OK, stabbing at scale & count seems to have done… something.

Before:

➜  ✗ fly scale show
VM Resources for paasthru
        VM Size: shared-cpu-1x
      VM Memory: 256 MB
          Count: 2
 Max Per Region: Not set

Scaling up:

➜ ✗ fly scale count --max-per-region=10 4
Count changed to 4

I now have 4 versions of the app @ v35. Scaling back down to desired 2.

Did we do something wrong here?

Hey, Mikey! Does the deployment eventually error out or just hang endlessly?

Hi Zee! Thanks for the response.

The flyctl command hangs endlessly, at this stage:

--> release v33 created

--> You can detach the terminal anytime without stopping the deployment
==> Monitoring deployment

The dashboard would show a pending deploy endlessly, too. Here’s a screenshot from a couple hours ago - this was present throughout:

Per my reply just above this, scaling up seemed to uncork things; v35 got deployed. Scaling down to count=2 also worked (now at v36).

But the dashboard still seems a little confused: a fresh reload of the /:app/monitoring page shows this:

What region(s) are you deploying in?

Vanilla fly deploy against these regions:

$ fly regions list
Region Pool:
iad
lax
Backup Region:

(I think I removed lhr earlier, prior to when problems started.)

Can you try removing iad, we are experiencing some issues in iad that could be causing things to hang.

I can - although - since things are “fixed” now (per recent updates above), would you prefer I try re-deploying with iad in place first, to see if I can reproduce the original issue?

Yeah, let’s see if we can get the issue again first, then try removing if we do. That way we can narrow down a point of interest.

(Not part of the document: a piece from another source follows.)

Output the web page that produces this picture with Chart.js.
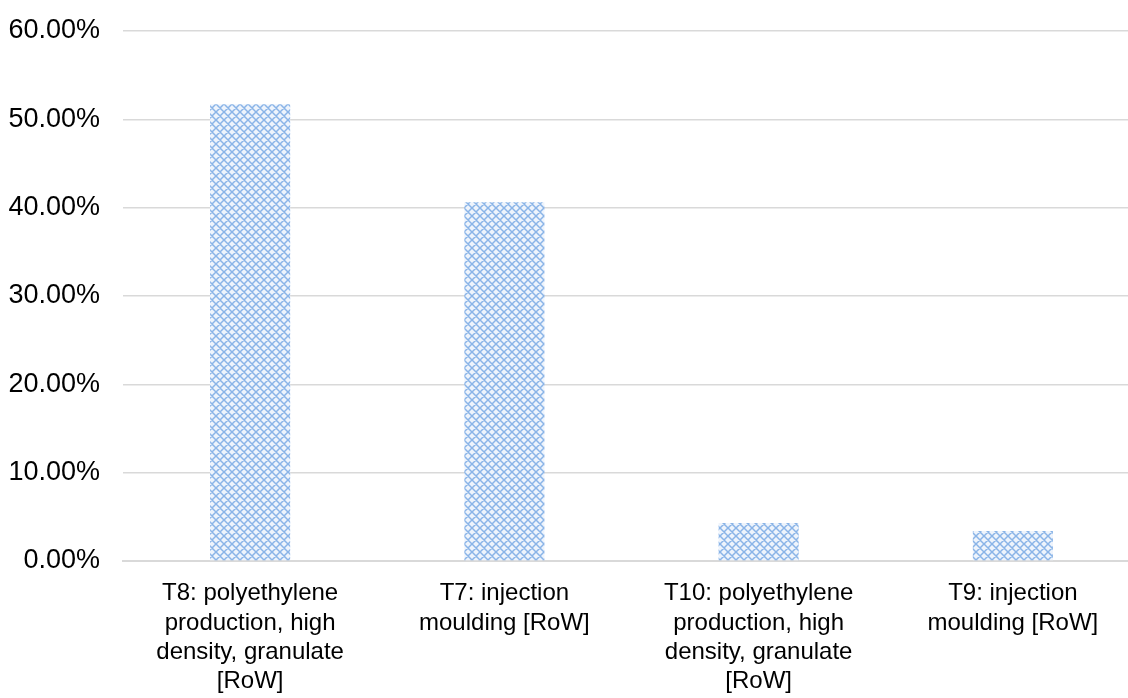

OK! Let’s make it fun, I ignorantly will wager $1 of fly credit that next deploy works; and fiddling with scale counts will eventually re-trigger it. :smile:

A re-deploy worked without issue:

$ fly deploy
==> Verifying app config
--> Verified app config
==> Building image
Remote builder fly-builder-late-waterfall-3277 ready
[...]
image: registry.fly.io/paasthru:deployment-1653418129
image size: 15 MB
==> Creating release
--> release v37 created

--> You can detach the terminal anytime without stopping the deployment
==> Monitoring deployment

 2 desired, 2 placed, 2 healthy, 0 unhealthy
--> v37 deployed successfully

I’ve tinkered with both count and --max-per-region to approximate some of the changes we made (and now forget) earlier in the day. Could not reproduce the issue. I guess I lose my bet :slight_smile:

I’ll leave things as they are now so you can investigate. I’m glad we’re uncorked, but inability to deploy would have been a lot more serious in a “real” oncall situation - so hoping you can rootcause. Just holler if I can help any further!

thanks so much for trying to recreate that!